I wholeheartedly endorse everything Professor Ramakrishnan, the new president of the Royal Society, says in his article “More than ever, science must be central to all our lives” (Comment), except for one thing: what he says about the nature of science is wrong. He says: “Science is simply the systematic accumulation of knowledge based on evidence.” It is not.
Two considerations govern acceptance and rejection of theories in physics: evidence and unity. Given any accepted physical theory, it is always possible to concoct endlessly many disunified rivals that fit the evidence even better than the accepted theory. One can, for example, simply add on a number of additional verified laws, thus creating a thoroughly disunified rival theory that is much more empirically successful. But such empirically more successful but disunified theories are never considered for a moment in physics, precisely because of their disunity. This persistent acceptance of unified theories only in physics, even though endlessly many empirically more successful disunified rivals are available, means that the whole enterprise makes a big, problematic assumption about the nature of the universe: it is such that all disunified theories, however empirically successful, are false.
Nicholas Maxwell
Emeritus reader
Department of Science and Technology Studies
University College London
London WC1
Different forms of loneliness
A personal observation gleaned from Kit Buchan’s reporting (“All by myself: what Londoners say about being alone”, New Review) is that there are two kinds of loneliness: one obvious state where you don’t see many people, can’t get out and often live alone. The second one highlighted for me the loneliness that I sometimes experience and feel guilty about. I am lucky I have a loving family, good friends and things to do but I live alone after a long marriage, and the last 10 years of that marriage I happily supported my disabled husband. I relish my independence and in many ways delight in living on my own, but a remark made by Angelika – “If your mind is clear and you’re positive about life, you’re not lonely” – helps me understand myself better. I will keep her phrase by me and I feel it will help me when I occasionally feel lonely.
Jude McGowan
London W7
Act quickly on broadband
Your editorial “Government investment is vital for our feeble broadband network” (Comment) lays the blame for the current state of broadband in Britain partially at the door of the previous Labour government, which you say “gave responsibility for the broadband network to BT” in 2005. In 2004, before Ofcom’s last strategic review of telecommunications, only 25% of households had a fixed broadband service. At that time, companies were offering speeds of up to 3Mbit/s. The Labour government forced BT to open up its exchanges to rivals to give the UK a more competitive broadband market in 2005. Since then, average broadband speeds have risen more than 20-fold, while prices have fallen by about 50%.

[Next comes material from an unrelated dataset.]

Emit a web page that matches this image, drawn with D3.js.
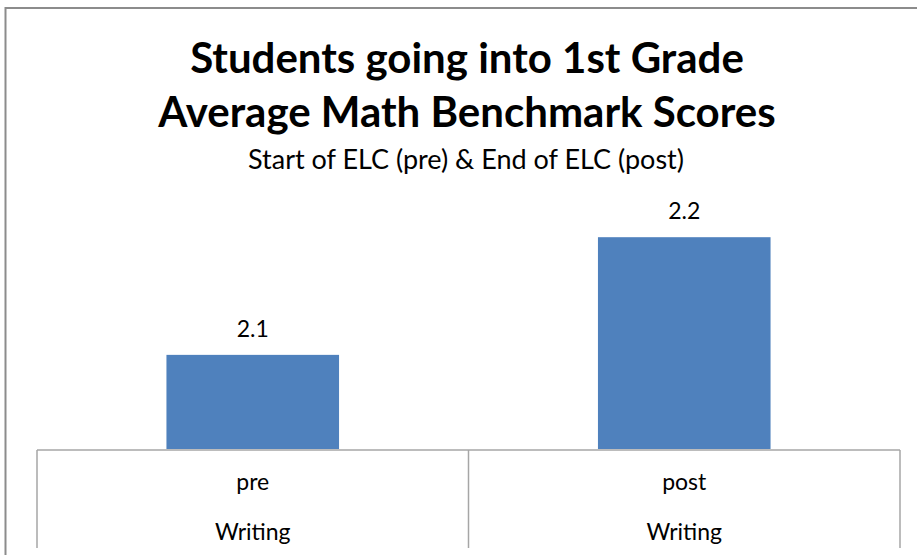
<!DOCTYPE html>
<html>
<head>
<meta charset="utf-8">
<script src="https://cdn.jsdelivr.net/npm/d3@7"></script>
<style>
  body { margin: 0; background: #fff; }
  text { font-family: Lato, "Open Sans", sans-serif; fill: #000; }
</style>
</head>
<body>
<svg width="917" height="555"></svg>
<script>
// data (labels show 1 decimal)
const categories = ["pre", "post"];
const groups = ["Writing", "Writing"];
const values = [2.08, 2.18];
const titleLines = ["Students going into 1st Grade", "Average Math Benchmark Scores"];
const subtitle = "Start of ELC (pre) & End of ELC (post)";

let svg = d3.select("svg"),
    width = +svg.attr("width"),
    height = +svg.attr("height");

// outer chart border (top + left only, the rest is cropped off)
svg.append("path")
    .attr("d", "M5.5,560 V8 H920")
    .attr("fill", "none")
    .attr("stroke", "#8c8c8c")
    .attr("stroke-width", 2);

let margin = {left: 37, right: 17, top: 96, bottom: 106};
let baseY = height - margin.bottom;

let x = d3.scaleBand()
    .domain(categories)
    .range([margin.left, width - margin.right])
    .paddingInner(0.6)
    .paddingOuter(0.3);

let xCat = d3.scaleBand()
    .domain(categories)
    .range([margin.left, width - margin.right]);

let y = d3.scaleLinear()
    .domain([2.0, 2.3])
    .range([baseY, margin.top]);

// title
svg.append("g")
    .selectAll("text")
    .data(titleLines)
    .enter().append("text")
    .attr("x", 467)
    .attr("y", (d, i) => 73 + i * 54)
    .attr("text-anchor", "middle")
    .style("font-size", "42px")
    .style("font-weight", "bold")
    .text(d => d);

svg.append("text")
    .attr("x", 466)
    .attr("y", 169)
    .attr("text-anchor", "middle")
    .style("font-size", "27px")
    .text(subtitle);

// bars
svg.append("g")
    .selectAll("rect")
    .data(values)
    .enter().append("rect")
    .attr("x", (d, i) => x(categories[i]))
    .attr("width", x.bandwidth())
    .attr("y", d => y(d))
    .attr("height", d => baseY - y(d))
    .attr("fill", "#4f81bd");

// data labels
svg.append("g")
    .selectAll("text")
    .data(values)
    .enter().append("text")
    .attr("x", (d, i) => x(categories[i]) + x.bandwidth() / 2)
    .attr("y", d => y(d) - 18)
    .attr("text-anchor", "middle")
    .style("font-size", "23px")
    .text(d => d3.format(".1f")(d));

// category table lines
let table = svg.append("g")
    .attr("stroke", "#a6a6a6")
    .attr("stroke-width", 1.5)
    .attr("fill", "none");

table.append("line")
    .attr("x1", margin.left).attr("x2", width - margin.right)
    .attr("y1", baseY + 1).attr("y2", baseY + 1);

let edges = [margin.left].concat(categories.map(c => xCat(c) + xCat.bandwidth()));
table.selectAll(".div")
    .data(edges)
    .enter().append("line")
    .attr("x1", d => d).attr("x2", d => d)
    .attr("y1", baseY + 1).attr("y2", height - 7);

// category labels
svg.append("g")
    .selectAll("text")
    .data(categories)
    .enter().append("text")
    .attr("x", d => xCat(d) + xCat.bandwidth() / 2)
    .attr("y", 490)
    .attr("text-anchor", "middle")
    .style("font-size", "23px")
    .text(d => d);

svg.append("g")
    .selectAll("text")
    .data(groups)
    .enter().append("text")
    .attr("x", (d, i) => xCat(categories[i]) + xCat.bandwidth() / 2)
    .attr("y", 540)
    .attr("text-anchor", "middle")
    .style("font-size", "23px")
    .text(d => d);
</script>
</body>
</html>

Labour left office with fully costed plans for universal broadband access by 2012, something that has still not been achieved by this government. Efforts by Conservative MPs to have BT broken up are a diversion from the government’s failure to provide even basic broadband that so many homes and businesses need. Ofcom’s decision to take action against BT is a step in the right direction, but ministers must keep an open mind and be ready to act quickly if they do not achieve the desired result.
Chi Onwurah MP
Newcastle upon Tyne
Myra Hindley the manipulator
I quietly seethed while reading the piece by Richard Astor in last week’s Observer defending his father, your former editor David Astor, in his campaign to secure the release of Myra Hindley from her mandatory life sentence for murder in which he compared her continued incarceration to the plight of Nelson Mandela (“Why my father David Astor was right to campaign for Myra Hindley)”.
Apart from the comparison being odious in the extreme, why cannot he realise that Hindley was, to her death, an extremely devious woman? I am afraid Lord Longford, the prime campaigner for her release, intellectual though he may have been, was almost devoid of common sense and so was an easy target for Hindley’s manipulation. David Astor was a great editor of a great and venerable newspaper but when he got it wrong he got it very, very wrong and his high-mindedness was misdirected in this instance.
Tim Wallace
Penzance
Cornwall
Ridiculous referendum
Talking of “reckless risks with Britain’s future”, it was Cameron himself who took the most reckless risk by promising this ridiculous referendum in the first place (“Why swapping partisan nastiness for olive branches would be smart”, Andrew Rawnsley). It sticks in the gullet to have to support this arrogant bully, yet I suppose it must be done for the greater good.